“China cria lei que obriga filhos adultos a visitar os pais”. A manchete do rádio parecia irreal. Eram 6h da manhã, eu recém acordara e o conteúdo parecia absurdo. Passei o dia com a manchete na cabeça até recorrer ao Google.
Constatei que a notícia era verídica. A Lei do Direito dos Idosos entrou em vigor na última segunda-feira para tentar minimizar o crescente problema do isolamento dos velhos na China. Em 2010 aquele gigantesco país possuía mais de 178 milhões de pessoas com mais de 60 anos e a previsão é de que este contingente dobre até 2030.
À parte das dificuldades na aplicação da lei, trata-se de um alerta para o Brasil, até recentemente considerado um país jovem. Dados recentes, porém, revelam que o país possui 23 milhões de pessoas com mais de 65 anos, ou seja, aproximadamente 10% da população. Especialistas calculam que em 2020 o total de idosos brasileiros alcance 30 milhões de pessoas.
Além dos notórios problemas de assistência à saúde num país continental como o Brasil, os idosos deparam com o abandono de filhos e familiares.

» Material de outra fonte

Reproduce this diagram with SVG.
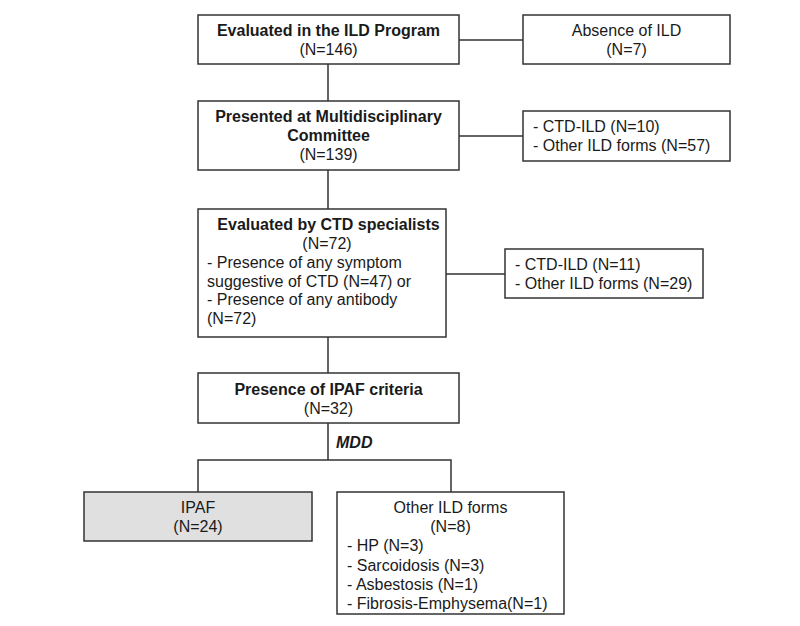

Não é difícil conhecer casos de famílias em que pais e avós vivem graças às atenções de amigos ou vizinhos. Os episódios se agravam quando envolvem doenças crônicas.
A sensação de “descarte” só agrava os males da velhice
Autoridades chinesas reconhecem os obstáculos na aplicação da Lei do Direito dos Idosos, mas dizem que um dos objetivos é mandar uma mensagem educacional. Ao contrário do Japão, onde os mais velhos são figuras proeminentes na hierarquia familiar, é difícil encontrar países onde a atenção ao idoso é prioridade. Mais do que a preocupação física com os idosos, o abandono afetivo machuca profundamente aqueles que legaram valores, tradições e a nossa própria vida.
Parece longínquo Imaginar-se com 60, 70 anos quando somos jovens ou “adultos novos”, mas os avanços da Medicina, somados a permanente divulgação de hábitos de saúde, prolongam sistematicamente a expectativa de vida. Hoje o brasileiro vive em média 68,6 anos, ou seja, 2,5 anos a mais que no começo da década de 90. Trata-se de um avanço significativo, cujas consequências – lamentavelmente – significam também o aumento do contingente de idosos desprovidos de atenção permanente, carinho, cuidados e respeito humano.
A media que envelhecemos desperta a curiosidade sobre os antepassados e não raras vezes resgatamos a árvore genealógica que nos trouxe até aqui. O crescimento dos filhos, o flerte com a aposentadoria, o cerco das doenças e a constante sensação de dificuldade em acompanhar a impressionante velocidade do mundo nos atormenta.
Ficar a mercê do “descarte humano” é sentimento insuportável, agravado pelo abandono de nossos entes queridos.